◆ **Direction**: State how many lines of the entries hold the string "this". Reply with the number alone.

----------

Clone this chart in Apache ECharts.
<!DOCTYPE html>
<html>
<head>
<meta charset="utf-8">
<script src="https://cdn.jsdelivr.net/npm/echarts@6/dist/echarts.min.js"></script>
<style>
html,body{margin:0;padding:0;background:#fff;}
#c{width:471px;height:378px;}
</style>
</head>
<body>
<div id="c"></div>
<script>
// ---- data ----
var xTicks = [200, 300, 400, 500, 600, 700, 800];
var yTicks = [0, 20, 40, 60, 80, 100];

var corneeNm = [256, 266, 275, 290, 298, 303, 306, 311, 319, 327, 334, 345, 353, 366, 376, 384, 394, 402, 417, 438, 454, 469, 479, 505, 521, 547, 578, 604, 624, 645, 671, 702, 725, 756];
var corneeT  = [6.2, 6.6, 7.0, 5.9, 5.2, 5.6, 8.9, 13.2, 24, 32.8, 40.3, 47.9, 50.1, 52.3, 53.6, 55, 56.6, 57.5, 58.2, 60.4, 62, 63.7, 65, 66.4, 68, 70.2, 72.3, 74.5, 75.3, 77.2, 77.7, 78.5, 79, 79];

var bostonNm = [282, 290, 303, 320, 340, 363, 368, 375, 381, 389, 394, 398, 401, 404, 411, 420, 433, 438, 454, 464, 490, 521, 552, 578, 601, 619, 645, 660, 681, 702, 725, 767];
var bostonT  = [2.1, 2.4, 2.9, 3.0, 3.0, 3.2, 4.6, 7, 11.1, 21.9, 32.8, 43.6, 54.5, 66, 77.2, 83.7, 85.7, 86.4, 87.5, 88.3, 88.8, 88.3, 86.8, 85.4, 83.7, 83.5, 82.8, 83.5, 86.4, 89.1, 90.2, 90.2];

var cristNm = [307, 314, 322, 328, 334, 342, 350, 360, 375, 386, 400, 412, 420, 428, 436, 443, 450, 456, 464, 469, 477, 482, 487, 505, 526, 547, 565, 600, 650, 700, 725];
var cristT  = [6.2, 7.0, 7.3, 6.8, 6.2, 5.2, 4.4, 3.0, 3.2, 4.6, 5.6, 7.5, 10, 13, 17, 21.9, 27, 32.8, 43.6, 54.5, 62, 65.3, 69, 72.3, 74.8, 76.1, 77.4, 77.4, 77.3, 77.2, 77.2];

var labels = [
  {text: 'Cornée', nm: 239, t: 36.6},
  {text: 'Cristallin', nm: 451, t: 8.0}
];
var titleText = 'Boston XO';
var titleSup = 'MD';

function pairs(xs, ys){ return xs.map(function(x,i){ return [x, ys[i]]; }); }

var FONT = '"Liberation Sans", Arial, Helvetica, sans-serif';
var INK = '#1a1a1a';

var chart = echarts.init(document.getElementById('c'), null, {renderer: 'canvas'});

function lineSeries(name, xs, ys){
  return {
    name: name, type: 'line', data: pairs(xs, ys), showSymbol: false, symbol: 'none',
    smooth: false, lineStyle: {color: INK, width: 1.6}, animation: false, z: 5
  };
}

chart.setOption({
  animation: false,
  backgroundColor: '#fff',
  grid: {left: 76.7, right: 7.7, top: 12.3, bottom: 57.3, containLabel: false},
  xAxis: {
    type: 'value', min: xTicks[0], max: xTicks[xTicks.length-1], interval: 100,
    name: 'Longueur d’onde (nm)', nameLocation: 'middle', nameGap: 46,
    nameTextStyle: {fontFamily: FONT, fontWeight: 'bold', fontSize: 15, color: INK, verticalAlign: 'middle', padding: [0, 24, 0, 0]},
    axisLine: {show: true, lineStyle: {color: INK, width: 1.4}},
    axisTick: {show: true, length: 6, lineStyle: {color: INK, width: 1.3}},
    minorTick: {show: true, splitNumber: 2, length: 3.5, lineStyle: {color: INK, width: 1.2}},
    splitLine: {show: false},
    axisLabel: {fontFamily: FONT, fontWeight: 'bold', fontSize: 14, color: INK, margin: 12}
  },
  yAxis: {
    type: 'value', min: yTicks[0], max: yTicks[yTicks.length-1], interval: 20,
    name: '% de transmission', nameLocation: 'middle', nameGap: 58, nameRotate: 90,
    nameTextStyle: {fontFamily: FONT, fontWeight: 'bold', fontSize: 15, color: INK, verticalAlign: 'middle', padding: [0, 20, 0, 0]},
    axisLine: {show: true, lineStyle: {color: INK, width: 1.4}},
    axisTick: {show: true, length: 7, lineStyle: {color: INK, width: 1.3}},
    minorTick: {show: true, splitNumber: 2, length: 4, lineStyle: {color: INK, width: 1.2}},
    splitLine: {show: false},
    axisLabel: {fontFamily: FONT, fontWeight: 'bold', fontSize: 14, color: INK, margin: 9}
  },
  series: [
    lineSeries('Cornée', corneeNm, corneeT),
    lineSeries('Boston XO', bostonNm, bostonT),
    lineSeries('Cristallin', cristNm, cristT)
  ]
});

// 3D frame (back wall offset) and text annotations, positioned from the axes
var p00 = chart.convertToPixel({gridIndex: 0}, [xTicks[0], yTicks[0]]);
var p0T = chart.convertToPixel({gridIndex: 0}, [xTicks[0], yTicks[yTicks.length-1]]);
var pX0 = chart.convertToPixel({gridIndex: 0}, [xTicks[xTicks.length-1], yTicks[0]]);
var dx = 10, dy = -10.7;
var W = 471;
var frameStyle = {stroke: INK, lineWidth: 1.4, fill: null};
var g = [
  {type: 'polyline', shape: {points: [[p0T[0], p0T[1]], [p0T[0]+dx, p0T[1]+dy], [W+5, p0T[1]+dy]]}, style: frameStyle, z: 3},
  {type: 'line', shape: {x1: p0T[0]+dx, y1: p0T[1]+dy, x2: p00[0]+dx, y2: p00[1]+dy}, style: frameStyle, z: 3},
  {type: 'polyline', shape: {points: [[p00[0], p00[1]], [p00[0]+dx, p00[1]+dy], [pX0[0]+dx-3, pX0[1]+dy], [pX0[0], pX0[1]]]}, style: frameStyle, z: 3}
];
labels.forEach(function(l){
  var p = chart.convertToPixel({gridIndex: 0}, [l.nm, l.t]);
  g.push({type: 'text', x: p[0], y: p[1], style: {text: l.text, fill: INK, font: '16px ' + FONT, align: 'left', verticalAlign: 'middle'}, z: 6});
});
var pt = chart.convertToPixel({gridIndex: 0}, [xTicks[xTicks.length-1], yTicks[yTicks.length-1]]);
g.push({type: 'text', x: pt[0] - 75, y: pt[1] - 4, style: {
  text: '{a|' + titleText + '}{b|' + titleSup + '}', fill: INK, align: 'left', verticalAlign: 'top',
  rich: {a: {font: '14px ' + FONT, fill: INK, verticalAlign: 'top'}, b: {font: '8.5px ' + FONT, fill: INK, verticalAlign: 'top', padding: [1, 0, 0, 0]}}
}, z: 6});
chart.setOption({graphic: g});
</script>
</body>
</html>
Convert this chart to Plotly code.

----------

◆ **Solved exercise**: 2